> What needs to be done
Set the lines down again exactly, first line through the line that contains "import seaborn as sns", with no pictures.

* BEGIN Given data *

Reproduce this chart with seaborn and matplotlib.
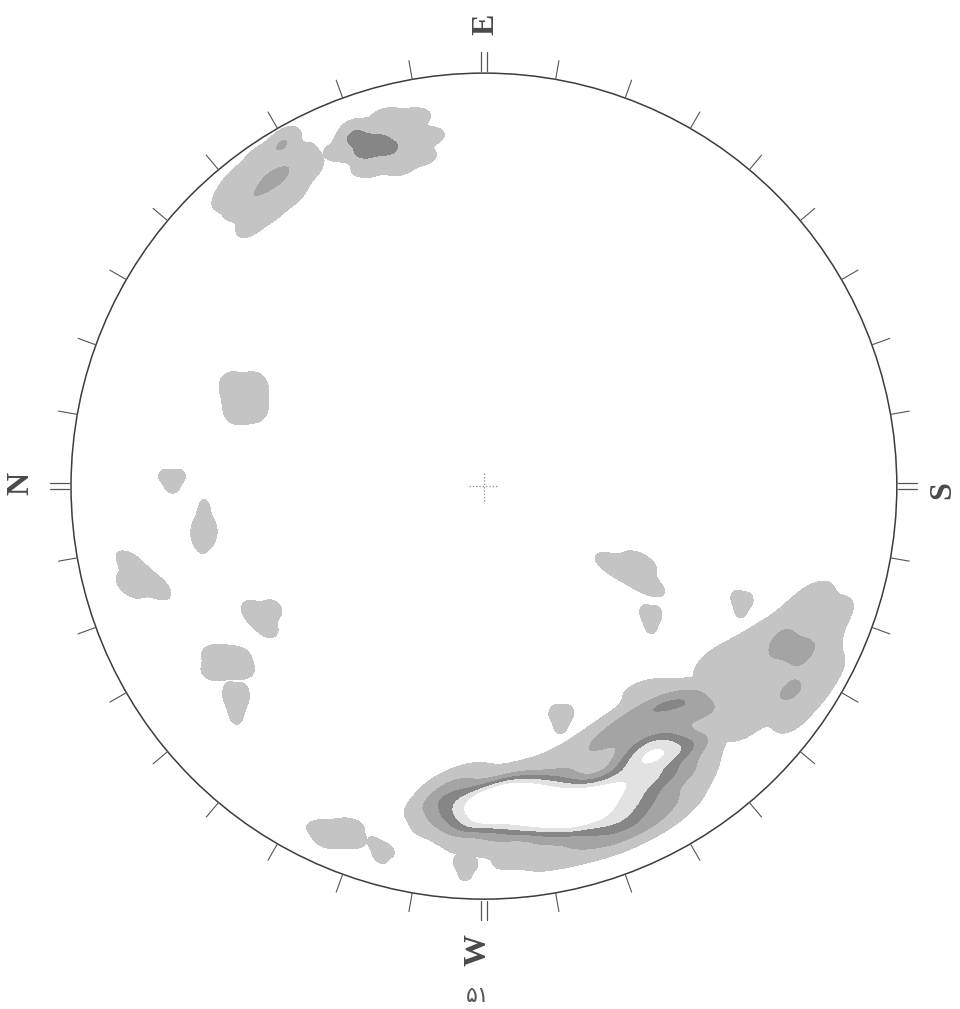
import matplotlib
matplotlib.use("Agg")
import matplotlib.pyplot as plt
from matplotlib.patches import Circle
from matplotlib.colors import ListedColormap, BoundaryNorm
import numpy as np
import seaborn as sns

# Poles on the equal-area net, primitive circle radius = 100.
# Each entry: (x, y, number of poles)
set_a = [(-61.0, 24.2, 1), (-55.5, 24.2, 1), (-60.0, 18.4, 1), (-55.5, 19.0, 1)]
set_b = [(-77.0, 2.4, 1), (-74.1, 2.4, 1), (-75.5, 0.0, 1)]
set_c = [(-67.8, -6.3, 1), (-69.5, -11.1, 1), (-66.1, -11.1, 1), (-68.0, -13.1, 1)]
set_d = [(-85.7, -18.6, 1), (-85.7, -24.2, 1), (-79.2, -24.5, 1), (-82.6, -22.3, 1)]
set_e = [(-56.2, -30.0, 1), (-51.3, -29.8, 1), (-52.3, -34.4, 1), (-54.7, -32.0, 1)]
set_f = [(-64.9, -40.7, 1), (-60.0, -41.2, 1), (-65.1, -44.8, 1), (-59.1, -44.5, 1)]
set_g = [(-61.5, -50.4, 1), (-58.6, -50.6, 1), (-60.0, -54.7, 1)]
set_j1 = [(-39.2, -82.8, 1), (-32.9, -82.3, 1), (-37.3, -85.7, 1), (-32.0, -85.7, 1)]
set_j2 = [(-26.4, -86.7, 1), (-23.5, -88.1, 1), (-25.2, -89.6, 1)]
set_k = [(-5.8, -91.0, 1), (-3.1, -91.3, 1), (-4.6, -93.7, 1)]
set_l = [(31.0, -18.9, 1), (37.8, -18.4, 1), (39.7, -24.0, 1), (35.3, -21.3, 1)]
set_l2 = [(39.2, -30.7, 1), (41.6, -31.0, 1), (40.4, -33.7, 1)]
set_m = [(61.3, -27.1, 1), (63.7, -27.6, 1), (62.2, -30.0, 1)]
set_n = [(17.4, -55.0, 1), (20.1, -55.0, 1), (18.6, -57.9, 1)]

set_h = [(-59.6, 74.1, 1), (-54.7, 78.9, 1), (-48.9, 82.6, 2), (-44.5, 79.4, 1),
         (-49.4, 75.3, 2), (-52.3, 73.6, 2), (-55.4, 70.4, 1), (-46.5, 71.2, 1),
         (-59.1, 68.0, 1), (-56.2, 63.9, 1), (-51.3, 67.3, 1), (-62.0, 70.4, 1),
         (-42.6, 76.8, 1)]

set_i = [(-34.9, 80.9, 1), (-30.5, 86.7, 1), (-23.2, 89.3, 1), (-16.9, 89.3, 1),
         (-13.6, 84.7, 1), (-15.5, 79.9, 1), (-20.8, 77.5, 1), (-28.1, 77.0, 1),
         (-31.2, 84.2, 2), (-27.1, 83.0, 3), (-23.2, 81.3, 2), (-28.8, 80.6, 2),
         (-24.7, 84.2, 1), (-19.4, 83.8, 1)]

set_arm = [(80.1, -27.6, 1), (85.0, -31.2, 1), (76.5, -30.5, 1), (72.4, -34.4, 1),
           (66.8, -37.3, 1), (60.8, -40.9, 1), (55.2, -43.8, 1), (55.9, -51.8, 1),
           (62.0, -49.4, 1), (68.0, -52.3, 1), (74.6, -55.4, 1), (63.2, -57.1, 1),
           (55.9, -58.6, 1), (81.8, -38.5, 1), (82.8, -44.5, 1), (79.4, -49.9, 1),
           (77.0, -42.6, 1), (66.8, -44.1, 1),
           (72.1, -38.5, 3), (76.5, -39.7, 3), (74.1, -49.4, 3)]

set_core = [
    # main maximum, western lobe
    (0.7, -75.3, 7), (0.7, -79.4, 7), (6.3, -73.6, 7), (6.3, -79.7, 7),
    (12.3, -74.1, 7), (12.3, -80.4, 7), (18.4, -74.8, 7), (18.4, -80.4, 7),
    (23.7, -76.0, 7), (23.7, -80.9, 7),
    # main maximum, eastern lobe
    (28.1, -76.0, 5), (32.9, -71.2, 5), (37.8, -65.9, 5), (41.4, -61.5, 5),
    (31.7, -80.9, 5), (36.6, -76.0, 5), (40.7, -70.7, 5), (43.8, -65.1, 5),
    # flanks
    (-9.4, -76.0, 3), (-7.0, -78.9, 3), (44.5, -52.5, 3), (49.9, -52.5, 3),
    (54.2, -54.7, 3),
    (-5.8, -72.4, 2), (-5.3, -82.8, 2), (2.7, -86.4, 2), (12.3, -87.6, 2),
    (22.0, -86.9, 2), (31.0, -85.2, 2), (39.0, -81.3, 2), (45.5, -76.0, 2),
    (49.4, -69.2, 2), (49.9, -62.7, 2), (22.0, -67.5, 2), (28.8, -62.7, 2),
    (34.1, -58.6, 2), (39.0, -54.7, 2),
    # margins
    (-14.3, -77.2, 1), (-10.7, -71.7, 1), (-3.4, -68.3, 1), (7.5, -68.0, 1),
    (17.2, -65.1, 1), (25.7, -61.0, 1), (31.7, -56.7, 1), (35.8, -49.4, 1),
    (41.4, -48.2, 1), (-13.1, -82.1, 1), (-6.3, -87.6, 1), (3.9, -92.0, 1),
    (13.6, -92.5, 1), (23.2, -90.1, 1), (32.9, -87.2, 1), (41.4, -82.8, 1),
    (47.5, -78.0, 1), (51.8, -71.7, 1), (53.5, -65.1, 1), (54.7, -60.3, 1),
    (52.3, -47.0, 1)]

cardinal_labels = ["E", "N", "W", "S"]   # at 90, 180, 270, 0 degrees
figure_number = "۵۱"

LIGHT, MID, DARK, PALE, WHITE = "#c4c4c4", "#a4a4a4", "#868686", "#e2e2e2", "#ffffff"

sns.set_theme(style="white")
plt.rcParams["font.family"] = ["DejaVu Sans"]

fig = plt.figure(figsize=(9.6, 10.09), dpi=100)
ax = fig.add_axes([0, 0, 1, 1])


def density(points, levels, colors, bw_adjust=1.0):
    arr = np.asarray(points, dtype=float)
    sns.kdeplot(x=arr[:, 0], y=arr[:, 1], weights=arr[:, 2], fill=True,
                levels=levels, bw_adjust=bw_adjust, ax=ax)
    cset = ax.collections[-1]
    # one grey per density band
    cset.set_cmap(ListedColormap(colors))
    cset.set_norm(BoundaryNorm(cset.levels, len(colors)))


for pts in [set_a, set_b, set_c, set_d, set_e, set_f, set_g, set_j1, set_j2,
            set_k, set_l, set_l2, set_m, set_n]:
    density(pts, [0.18, 1], [LIGHT])

density(set_h, [0.04, 0.82, 1], [LIGHT, MID], bw_adjust=0.6)
density(set_i, [0.04, 0.6, 1], [LIGHT, DARK], bw_adjust=0.6)
density(set_arm, [0.05, 0.8, 1], [LIGHT, MID], bw_adjust=0.6)
density(set_core, [0.05, 0.2, 0.38, 0.5, 0.66, 1],
        [LIGHT, MID, DARK, PALE, WHITE], bw_adjust=0.55)

# keep the shading inside the primitive circle
clip = Circle((0, 0), 100, transform=ax.transData)
for coll in ax.collections:
    coll.set_clip_path(clip)

# primitive circle
ax.add_patch(Circle((0, 0), 100, fill=False, lw=1.1, ec="#3c3c3c", zorder=5))

# 10-degree ticks and doubled cardinal marks
for az in range(0, 360, 10):
    t = np.deg2rad(az)
    u = np.array([np.cos(t), np.sin(t)])
    if az % 90 == 0:
        p = np.array([-np.sin(t), np.cos(t)])
        for off in (-0.75, 0.75):
            a = u * 100.4 + p * off
            b = u * 105.0 + p * off
            ax.plot([a[0], b[0]], [a[1], b[1]], color="#555555", lw=0.9, zorder=5)
    else:
        a, b = u * 100, u * 104.6
        ax.plot([a[0], b[0]], [a[1], b[1]], color="#555555", lw=0.8, zorder=5)

# centre cross
ax.plot([-3.7, 3.4], [0, 0], color="#8a8a8a", lw=0.9, ls=":", zorder=5)
ax.plot([0, 0], [-3.7, 3.5], color="#8a8a8a", lw=0.9, ls=":", zorder=5)

label_pos = [(0.5, 111.9), (-112.1, 0.7), (-1.5, -112.3), (111.1, -1.0)]
for txt, (x, y) in zip(cardinal_labels, label_pos):
    ax.text(x, y, txt, rotation=90, ha="center", va="center", fontsize=23,
            fontweight="bold", family=["Liberation Serif", "DejaVu Serif"],
            color="#4a4a4a")

ax.text(-1.5, -123.5, figure_number, ha="center", va="center", fontsize=16,
        family=["DejaVu Sans"], color="#555555")

ax.set_xlim(-117.2, 115.3)
ax.set_ylim(-126.6, 117.7)
ax.set_axis_off()

fig.savefig("out.png", dpi=100)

* END Given data *

> Exercise response
Reproduce this chart with seaborn and matplotlib.
import matplotlib
matplotlib.use("Agg")
import matplotlib.pyplot as plt
from matplotlib.patches import Circle
from matplotlib.colors import ListedColormap, BoundaryNorm
import numpy as np
import seaborn as sns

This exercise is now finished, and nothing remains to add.